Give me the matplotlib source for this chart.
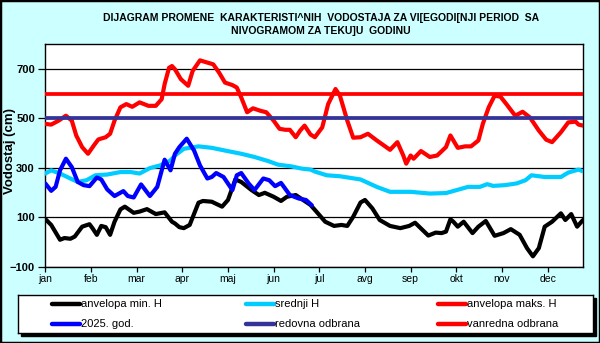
import matplotlib
matplotlib.use('Agg')
import matplotlib.pyplot as plt
from matplotlib.patches import Rectangle
from matplotlib import font_manager

# ---------------- data ----------------
months = ['jan', 'feb', 'mar', 'apr', 'maj', 'jun', 'jul', 'avg', 'sep', 'okt', 'nov', 'dec']
month_days = [0, 31, 62, 93, 124, 155, 186, 217, 248, 279, 310, 341]
y_ticks = [-100, 100, 300, 500, 700]

min_days = [0, 4, 10, 13, 17, 20, 25, 30, 32, 35, 38, 41, 44, 47, 51, 54, 60, 64, 69, 75,
            81, 86, 88, 91, 94, 98, 104, 107, 113, 120, 124, 129, 133, 140, 145, 149, 155, 160, 164, 170,
            175, 180, 184, 190, 196, 201, 205, 209, 214, 217, 222, 227, 234, 241, 247, 251, 256, 260, 265, 269,
            272, 275, 277, 280, 284, 290, 294, 299, 305, 311, 316, 322, 327, 331, 335, 339, 344, 350, 353, 357,
            361, 365]
min_vals = [93, 69, 9, 16, 13, 22, 62, 72, 56, 29, 65, 60, 29, 82, 132, 143, 118, 123, 133, 113,
            120, 82, 75, 60, 56, 69, 159, 166, 163, 143, 170, 253, 243, 210, 190, 199, 183, 166, 183, 190,
            170, 150, 123, 82, 65, 69, 65, 102, 160, 170, 136, 89, 65, 56, 65, 78, 49, 26, 38, 36,
            42, 92, 82, 62, 82, 36, 62, 85, 25, 36, 52, 29, -25, -58, -25, 62, 82, 116, 89, 113,
            62, 89]

mean_days = [0, 4, 10, 17, 22, 28, 34, 42, 51, 58, 64, 71, 78, 85, 88, 94, 104, 113, 122, 133,
             142, 151, 158, 167, 174, 180, 183, 191, 200, 214, 225, 234, 248, 261, 272, 281, 287, 295, 300, 304,
             312, 320, 326, 330, 339, 350, 355, 362, 365]
mean_vals = [277, 290, 277, 257, 243, 250, 270, 273, 283, 283, 277, 299, 310, 330, 350, 377, 387, 381, 370, 357,
             344, 328, 313, 306, 297, 293, 285, 270, 266, 253, 223, 203, 203, 196, 198, 213, 223, 223, 234, 227,
             230, 237, 250, 270, 263, 263, 281, 293, 286]

max_days = [0, 4, 9, 14, 18, 21, 25, 29, 33, 36, 41, 44, 47, 51, 55, 59, 64, 70, 75, 79,
            81, 84, 86, 88, 92, 97, 100, 105, 110, 114, 118, 122, 127, 130, 133, 137, 141, 146, 150, 155,
            159, 163, 166, 170, 173, 176, 180, 183, 188, 192, 197, 200, 205, 209, 214, 219, 225, 234, 239, 243,
            245, 248, 250, 255, 261, 266, 272, 275, 280, 285, 289, 294, 297, 301, 305, 309, 313, 319, 324, 329,
            335, 340, 344, 350, 355, 360, 362, 365]
max_vals = [478, 475, 491, 511, 491, 431, 384, 357, 391, 415, 424, 438, 491, 545, 558, 547, 565, 551, 551, 578,
            639, 705, 712, 699, 659, 632, 692, 735, 726, 719, 685, 645, 635, 625, 585, 525, 541, 531, 525, 491,
            458, 454, 454, 424, 451, 471, 435, 424, 464, 558, 619, 592, 491, 422, 424, 438, 411, 373, 404, 350,
            317, 350, 337, 368, 344, 350, 384, 431, 381, 387, 387, 411, 478, 545, 592, 588, 558, 511, 527, 504,
            451, 414, 404, 444, 484, 487, 475, 471]

cur_days = [0, 4, 7, 10, 14, 18, 22, 26, 30, 35, 38, 42, 47, 53, 56, 60, 65, 71, 76, 81,
            85, 88, 91, 96, 101, 105, 110, 113, 116, 121, 127, 130, 133, 138, 142, 148, 152, 156, 160, 166,
            172, 177, 181]
cur_vals = [237, 207, 223, 290, 337, 303, 243, 230, 226, 261, 253, 213, 186, 206, 186, 180, 233, 186, 223, 333,
            290, 357, 384, 418, 370, 310, 257, 263, 279, 263, 210, 270, 279, 237, 210, 257, 250, 226, 239, 190,
            176, 170, 148]

redovna_odbrana = 500
vanredna_odbrana = 600

labels = ['anvelopa min. H', 'srednji H', 'anvelopa maks. H',
          '2025. god.', 'redovna odbrana', 'vanredna odbrana']
colors = ['#000000', '#00CCFF', '#FF0000', '#0000FF', '#333399', '#FF0000']

title = 'DIJAGRAM PROMENE  KARAKTERISTI^NIH  VODOSTAJA ZA VI[EGODI[NJI PERIOD  SA\nNIVOGRAMOM ZA TEKU]U  GODINU'

# ---------------- fonts ----------------
names = {f.name for f in font_manager.fontManager.ttflist}
base = 'Liberation Sans' if 'Liberation Sans' in names else 'DejaVu Sans'
plt.rcParams['font.family'] = [base, 'DejaVu Sans']

W, H = 600, 343
BG = '#CCFFFF'
fig = plt.figure(figsize=(W / 100, H / 100), dpi=100, facecolor=BG)

def fx(px):
    return px / W

def fy(py):
    return 1 - py / H

# ---------------- main axes ----------------
L, R, T, B = 45.3, 583, 44.3, 266.7
ax = fig.add_axes([fx(L), fy(B), fx(R - L), (B - T) / H])
ax.set_facecolor('white')
ax.set_xlim(0, 365)
ax.set_ylim(-100, 800)
ax.set_yticks(y_ticks)
ax.set_xticks(month_days)
ax.set_xticklabels(months)
ax.yaxis.grid(True, color='black', lw=0.9, zorder=1)
ax.set_axisbelow(True)
for s in ax.spines.values():
    s.set_color('black')
    s.set_linewidth(1.0)
ax.tick_params(axis='y', direction='out', length=5, width=0.9, pad=2.5, labelsize=8)
ax.tick_params(axis='x', direction='out', length=3.5, width=0.9, pad=2, labelsize=7.5)
for lab in ax.get_yticklabels():
    lab.set_fontweight('bold')

lw = 3.0
kw = dict(solid_joinstyle='round', solid_capstyle='round', lw=lw)
ax.plot(min_days, min_vals, color=colors[0], zorder=3, **kw)
ax.plot(mean_days, mean_vals, color=colors[1], zorder=4, **kw)
ax.plot(max_days, max_vals, color=colors[2], zorder=5, **kw)
ax.plot(cur_days, cur_vals, color=colors[3], zorder=6, **kw)
ax.axhline(redovna_odbrana, color=colors[4], lw=2.7, zorder=7)
ax.axhline(vanredna_odbrana, color=colors[5], lw=2.7, zorder=8)

ax.set_ylabel('Vodostaj (cm)', fontsize=9.5, fontweight='bold', va='center')
ax.yaxis.set_label_coords((10.5 - L) / (R - L), (B - 151) / (B - T))

fig.text(fx(321), fy(24.5), title, ha='center', va='center', fontsize=7.5,
         fontweight='bold', linespacing=1.45)

# ---------------- legend ----------------
lx0, lx1, ly0, ly1 = 18, 593, 295, 333
sh = 3
fig.patches.append(Rectangle((fx(lx0 + sh), fy(ly1 + sh)), fx(lx1 - lx0), (ly1 - ly0) / H,
                             transform=fig.transFigure, facecolor='black', edgecolor='black', zorder=1))
lax = fig.add_axes([fx(lx0), fy(ly1), fx(lx1 - lx0), (ly1 - ly0) / H], zorder=2)
lax.set_xlim(lx0, lx1)
lax.set_ylim(ly1, ly0)
lax.set_facecolor('white')
lax.set_xticks([])
lax.set_yticks([])
for s in lax.spines.values():
    s.set_color('black')
    s.set_linewidth(1.0)
col_x = [51.7, 246, 438.3]
row_y = [304.3, 324.3]
for i, (lab, c) in enumerate(zip(labels, colors)):
    r, k = divmod(i, 3)
    x0 = col_x[k]
    lax.plot([x0, x0 + 28], [row_y[r], row_y[r]], color=c, lw=3.2, solid_capstyle='round')
    lax.text(x0 + 29, row_y[r], lab, va='center', ha='left', fontsize=8)

# ---------------- figure border ----------------
fig.patches.append(Rectangle((0, 0), 1, 1, transform=fig.transFigure, fill=False,
                             edgecolor='black', lw=2.5, zorder=10))

fig.savefig('out.png', dpi=100, facecolor=BG)
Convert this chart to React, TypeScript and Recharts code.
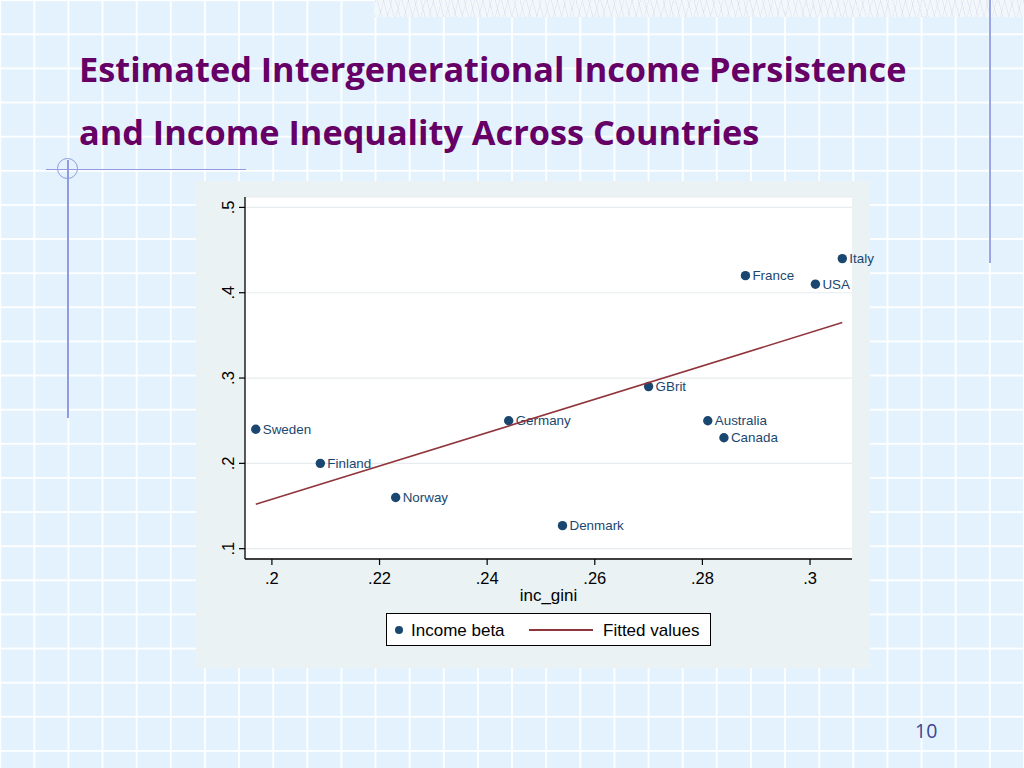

========================================

» WHAT THE TASK ASKS
Return from the data every line that holds "chart".

» PROBLEM SOLUTION
Give me the matplotlib source for this chart.
Convert this chart to React, TypeScript and Recharts code.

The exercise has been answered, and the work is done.